## [Task to complete]
Pictures should be excluded; otherwise, copy every entry exactly.

## [Exercise material]

···

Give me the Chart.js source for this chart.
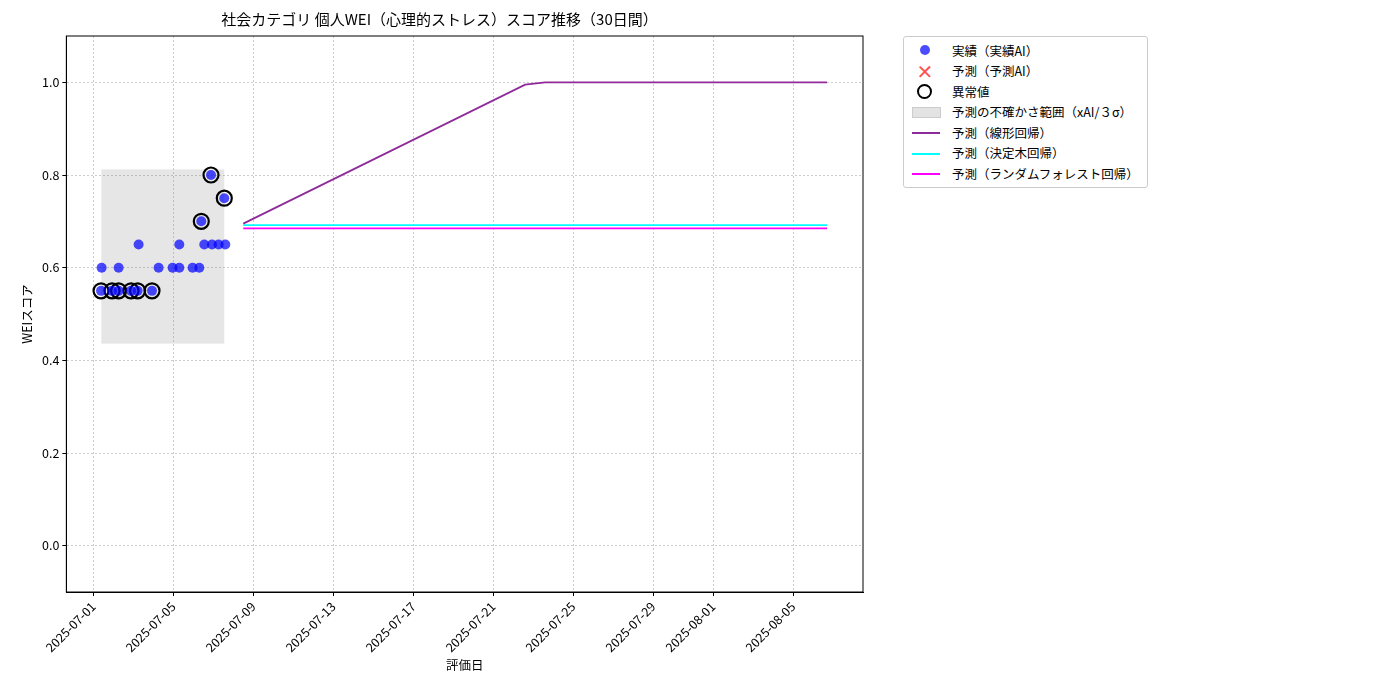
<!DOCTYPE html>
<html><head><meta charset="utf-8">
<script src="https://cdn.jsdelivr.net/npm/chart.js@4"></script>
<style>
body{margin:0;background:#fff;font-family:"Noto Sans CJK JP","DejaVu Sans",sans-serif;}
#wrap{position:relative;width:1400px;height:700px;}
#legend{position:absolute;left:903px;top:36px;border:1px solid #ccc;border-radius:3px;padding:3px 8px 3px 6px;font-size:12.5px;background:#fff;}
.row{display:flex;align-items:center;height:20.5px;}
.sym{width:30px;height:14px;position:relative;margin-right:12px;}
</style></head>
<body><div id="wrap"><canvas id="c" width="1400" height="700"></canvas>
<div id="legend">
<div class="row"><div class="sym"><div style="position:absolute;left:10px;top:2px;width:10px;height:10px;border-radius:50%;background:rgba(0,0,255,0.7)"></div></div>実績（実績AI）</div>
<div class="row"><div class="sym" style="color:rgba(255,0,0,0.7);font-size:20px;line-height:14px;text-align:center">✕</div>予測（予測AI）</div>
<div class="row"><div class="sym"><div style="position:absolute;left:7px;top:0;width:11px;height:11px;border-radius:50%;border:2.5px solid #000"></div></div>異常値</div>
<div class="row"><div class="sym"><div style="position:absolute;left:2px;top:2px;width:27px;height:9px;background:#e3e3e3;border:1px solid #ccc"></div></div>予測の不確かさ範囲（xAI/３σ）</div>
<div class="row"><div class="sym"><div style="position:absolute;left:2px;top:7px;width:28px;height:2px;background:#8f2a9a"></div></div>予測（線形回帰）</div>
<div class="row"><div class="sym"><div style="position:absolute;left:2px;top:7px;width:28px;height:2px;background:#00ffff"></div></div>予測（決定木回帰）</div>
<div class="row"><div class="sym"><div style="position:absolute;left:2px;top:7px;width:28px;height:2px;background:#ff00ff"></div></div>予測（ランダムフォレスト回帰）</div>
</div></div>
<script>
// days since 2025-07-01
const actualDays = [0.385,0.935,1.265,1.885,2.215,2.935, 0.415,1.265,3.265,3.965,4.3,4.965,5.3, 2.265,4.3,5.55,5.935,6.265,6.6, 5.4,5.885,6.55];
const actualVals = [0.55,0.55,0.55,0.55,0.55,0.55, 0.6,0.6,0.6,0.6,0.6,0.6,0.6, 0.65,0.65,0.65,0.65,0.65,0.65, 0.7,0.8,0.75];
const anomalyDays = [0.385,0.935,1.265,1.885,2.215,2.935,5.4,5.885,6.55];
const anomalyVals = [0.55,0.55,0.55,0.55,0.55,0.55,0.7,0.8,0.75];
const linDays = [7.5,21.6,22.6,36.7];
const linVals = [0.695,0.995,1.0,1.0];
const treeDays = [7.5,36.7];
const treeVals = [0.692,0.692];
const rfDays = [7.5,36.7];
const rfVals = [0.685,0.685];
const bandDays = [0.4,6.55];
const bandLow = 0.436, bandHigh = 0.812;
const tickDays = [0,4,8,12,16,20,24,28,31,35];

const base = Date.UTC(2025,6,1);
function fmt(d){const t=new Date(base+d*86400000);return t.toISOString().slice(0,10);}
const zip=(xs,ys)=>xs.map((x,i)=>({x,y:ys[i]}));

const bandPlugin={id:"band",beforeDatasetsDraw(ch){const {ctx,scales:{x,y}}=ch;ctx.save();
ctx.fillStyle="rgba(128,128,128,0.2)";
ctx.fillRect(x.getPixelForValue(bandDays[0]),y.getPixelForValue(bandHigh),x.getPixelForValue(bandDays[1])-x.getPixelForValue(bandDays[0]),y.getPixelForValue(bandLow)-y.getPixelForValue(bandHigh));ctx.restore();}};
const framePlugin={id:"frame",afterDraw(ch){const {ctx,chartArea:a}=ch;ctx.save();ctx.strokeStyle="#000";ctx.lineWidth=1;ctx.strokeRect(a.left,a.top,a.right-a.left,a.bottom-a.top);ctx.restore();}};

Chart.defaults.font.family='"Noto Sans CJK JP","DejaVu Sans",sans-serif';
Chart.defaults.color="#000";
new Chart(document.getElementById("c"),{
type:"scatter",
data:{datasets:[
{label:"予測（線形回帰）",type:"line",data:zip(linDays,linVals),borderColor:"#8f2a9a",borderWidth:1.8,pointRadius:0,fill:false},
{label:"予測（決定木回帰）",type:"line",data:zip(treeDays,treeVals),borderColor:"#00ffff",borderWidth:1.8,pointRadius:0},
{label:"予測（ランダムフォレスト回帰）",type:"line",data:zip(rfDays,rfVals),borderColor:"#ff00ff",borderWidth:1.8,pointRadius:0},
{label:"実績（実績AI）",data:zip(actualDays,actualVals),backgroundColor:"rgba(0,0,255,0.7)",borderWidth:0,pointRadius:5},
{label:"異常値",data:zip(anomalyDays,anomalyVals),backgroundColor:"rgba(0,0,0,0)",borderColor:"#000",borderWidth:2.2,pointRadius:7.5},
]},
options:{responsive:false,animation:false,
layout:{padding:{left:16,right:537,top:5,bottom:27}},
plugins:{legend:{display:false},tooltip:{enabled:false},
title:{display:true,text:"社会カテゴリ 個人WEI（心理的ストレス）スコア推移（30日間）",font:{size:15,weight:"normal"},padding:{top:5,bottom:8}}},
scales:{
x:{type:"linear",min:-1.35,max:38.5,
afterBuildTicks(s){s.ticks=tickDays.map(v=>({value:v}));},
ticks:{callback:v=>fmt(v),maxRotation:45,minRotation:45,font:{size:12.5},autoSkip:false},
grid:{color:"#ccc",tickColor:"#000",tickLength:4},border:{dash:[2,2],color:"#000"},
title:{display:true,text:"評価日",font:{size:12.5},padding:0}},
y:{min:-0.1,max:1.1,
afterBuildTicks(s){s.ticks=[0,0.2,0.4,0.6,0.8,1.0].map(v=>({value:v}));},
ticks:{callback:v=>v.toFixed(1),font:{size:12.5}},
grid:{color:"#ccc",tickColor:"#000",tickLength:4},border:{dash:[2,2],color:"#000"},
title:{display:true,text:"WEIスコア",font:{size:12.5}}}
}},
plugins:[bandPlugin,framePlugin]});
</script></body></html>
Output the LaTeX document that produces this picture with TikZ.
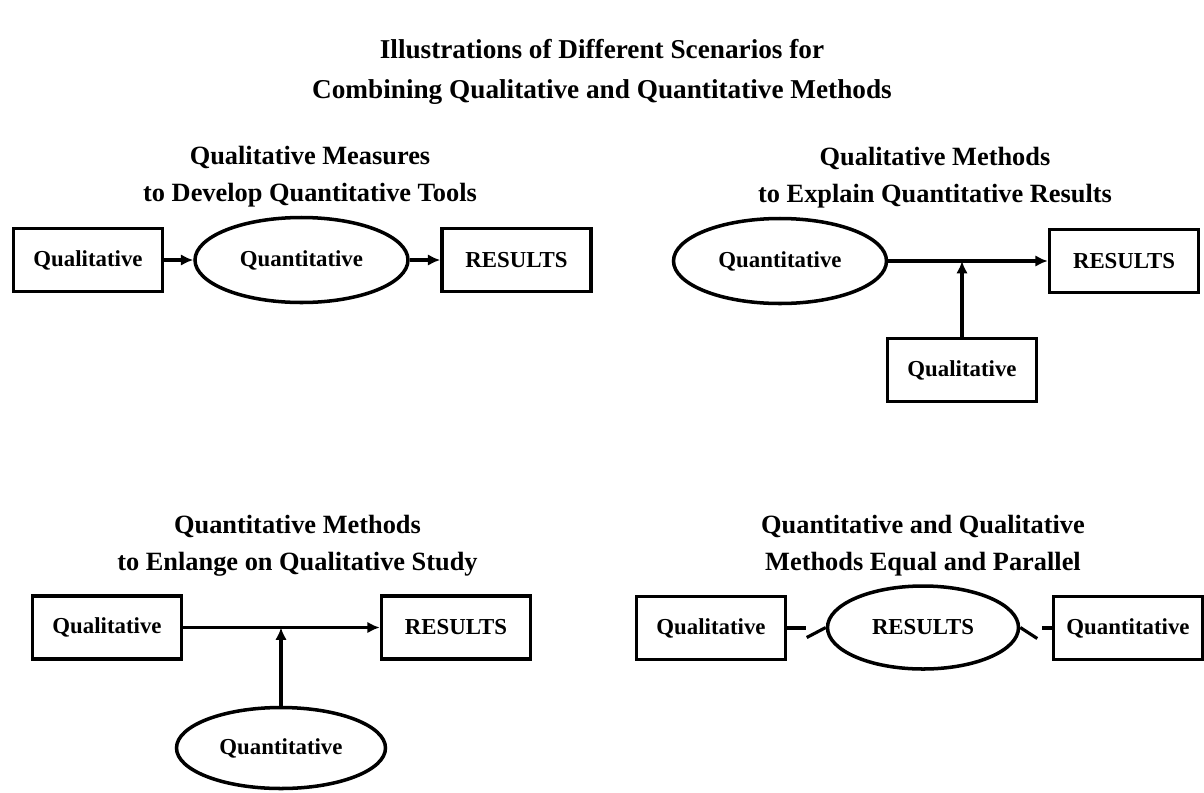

···

## [Output for this exercise]
Give me the Chart.js source for this chart.
<!DOCTYPE html>
<html><head><meta charset="utf-8">
<script src="https://cdn.jsdelivr.net/npm/chart.js@4"></script>
<style>
body{margin:0;background:#fff;font-family:"Noto Sans CJK JP","DejaVu Sans",sans-serif;}
#wrap{position:relative;width:1400px;height:700px;}
#legend{position:absolute;left:903px;top:36px;border:1px solid #ccc;border-radius:3px;padding:3px 8px 3px 6px;font-size:12.5px;background:#fff;}
.row{display:flex;align-items:center;height:20.5px;}
.sym{width:30px;height:14px;position:relative;margin-right:12px;}
</style></head>
<body><div id="wrap"><canvas id="c" width="1400" height="700"></canvas>
<div id="legend">
<div class="row"><div class="sym"><div style="position:absolute;left:10px;top:2px;width:10px;height:10px;border-radius:50%;background:rgba(0,0,255,0.7)"></div></div>実績（実績AI）</div>
<div class="row"><div class="sym" style="color:rgba(255,0,0,0.7);font-size:20px;line-height:14px;text-align:center">✕</div>予測（予測AI）</div>
<div class="row"><div class="sym"><div style="position:absolute;left:7px;top:0;width:11px;height:11px;border-radius:50%;border:2.5px solid #000"></div></div>異常値</div>
<div class="row"><div class="sym"><div style="position:absolute;left:2px;top:2px;width:27px;height:9px;background:#e3e3e3;border:1px solid #ccc"></div></div>予測の不確かさ範囲（xAI/３σ）</div>
<div class="row"><div class="sym"><div style="position:absolute;left:2px;top:7px;width:28px;height:2px;background:#8f2a9a"></div></div>予測（線形回帰）</div>
<div class="row"><div class="sym"><div style="position:absolute;left:2px;top:7px;width:28px;height:2px;background:#00ffff"></div></div>予測（決定木回帰）</div>
<div class="row"><div class="sym"><div style="position:absolute;left:2px;top:7px;width:28px;height:2px;background:#ff00ff"></div></div>予測（ランダムフォレスト回帰）</div>
</div></div>
<script>
// days since 2025-07-01
const actualDays = [0.385,0.935,1.265,1.885,2.215,2.935, 0.415,1.265,3.265,3.965,4.3,4.965,5.3, 2.265,4.3,5.55,5.935,6.265,6.6, 5.4,5.885,6.55];
const actualVals = [0.55,0.55,0.55,0.55,0.55,0.55, 0.6,0.6,0.6,0.6,0.6,0.6,0.6, 0.65,0.65,0.65,0.65,0.65,0.65, 0.7,0.8,0.75];
const anomalyDays = [0.385,0.935,1.265,1.885,2.215,2.935,5.4,5.885,6.55];
const anomalyVals = [0.55,0.55,0.55,0.55,0.55,0.55,0.7,0.8,0.75];
const linDays = [7.5,21.6,22.6,36.7];
const linVals = [0.695,0.995,1.0,1.0];
const treeDays = [7.5,36.7];
const treeVals = [0.692,0.692];
const rfDays = [7.5,36.7];
const rfVals = [0.685,0.685];
const bandDays = [0.4,6.55];
const bandLow = 0.436, bandHigh = 0.812;
const tickDays = [0,4,8,12,16,20,24,28,31,35];

const base = Date.UTC(2025,6,1);
function fmt(d){const t=new Date(base+d*86400000);return t.toISOString().slice(0,10);}
const zip=(xs,ys)=>xs.map((x,i)=>({x,y:ys[i]}));

const bandPlugin={id:"band",beforeDatasetsDraw(ch){const {ctx,scales:{x,y}}=ch;ctx.save();
ctx.fillStyle="rgba(128,128,128,0.2)";
ctx.fillRect(x.getPixelForValue(bandDays[0]),y.getPixelForValue(bandHigh),x.getPixelForValue(bandDays[1])-x.getPixelForValue(bandDays[0]),y.getPixelForValue(bandLow)-y.getPixelForValue(bandHigh));ctx.restore();}};
const framePlugin={id:"frame",afterDraw(ch){const {ctx,chartArea:a}=ch;ctx.save();ctx.strokeStyle="#000";ctx.lineWidth=1;ctx.strokeRect(a.left,a.top,a.right-a.left,a.bottom-a.top);ctx.restore();}};

Chart.defaults.font.family='"Noto Sans CJK JP","DejaVu Sans",sans-serif';
Chart.defaults.color="#000";
new Chart(document.getElementById("c"),{
type:"scatter",
data:{datasets:[
{label:"予測（線形回帰）",type:"line",data:zip(linDays,linVals),borderColor:"#8f2a9a",borderWidth:1.8,pointRadius:0,fill:false},
{label:"予測（決定木回帰）",type:"line",data:zip(treeDays,treeVals),borderColor:"#00ffff",borderWidth:1.8,pointRadius:0},
{label:"予測（ランダムフォレスト回帰）",type:"line",data:zip(rfDays,rfVals),borderColor:"#ff00ff",borderWidth:1.8,pointRadius:0},
{label:"実績（実績AI）",data:zip(actualDays,actualVals),backgroundColor:"rgba(0,0,255,0.7)",borderWidth:0,pointRadius:5},
{label:"異常値",data:zip(anomalyDays,anomalyVals),backgroundColor:"rgba(0,0,0,0)",borderColor:"#000",borderWidth:2.2,pointRadius:7.5},
]},
options:{responsive:false,animation:false,
layout:{padding:{left:16,right:537,top:5,bottom:27}},
plugins:{legend:{display:false},tooltip:{enabled:false},
title:{display:true,text:"社会カテゴリ 個人WEI（心理的ストレス）スコア推移（30日間）",font:{size:15,weight:"normal"},padding:{top:5,bottom:8}}},
scales:{
x:{type:"linear",min:-1.35,max:38.5,
afterBuildTicks(s){s.ticks=tickDays.map(v=>({value:v}));},
ticks:{callback:v=>fmt(v),maxRotation:45,minRotation:45,font:{size:12.5},autoSkip:false},
grid:{color:"#ccc",tickColor:"#000",tickLength:4},border:{dash:[2,2],color:"#000"},
title:{display:true,text:"評価日",font:{size:12.5},padding:0}},
y:{min:-0.1,max:1.1,
afterBuildTicks(s){s.ticks=[0,0.2,0.4,0.6,0.8,1.0].map(v=>({value:v}));},
ticks:{callback:v=>v.toFixed(1),font:{size:12.5}},
grid:{color:"#ccc",tickColor:"#000",tickLength:4},border:{dash:[2,2],color:"#000"},
title:{display:true,text:"WEIスコア",font:{size:12.5}}}
}},
plugins:[bandPlugin,framePlugin]});
</script></body></html>
Output the LaTeX document that produces this picture with TikZ.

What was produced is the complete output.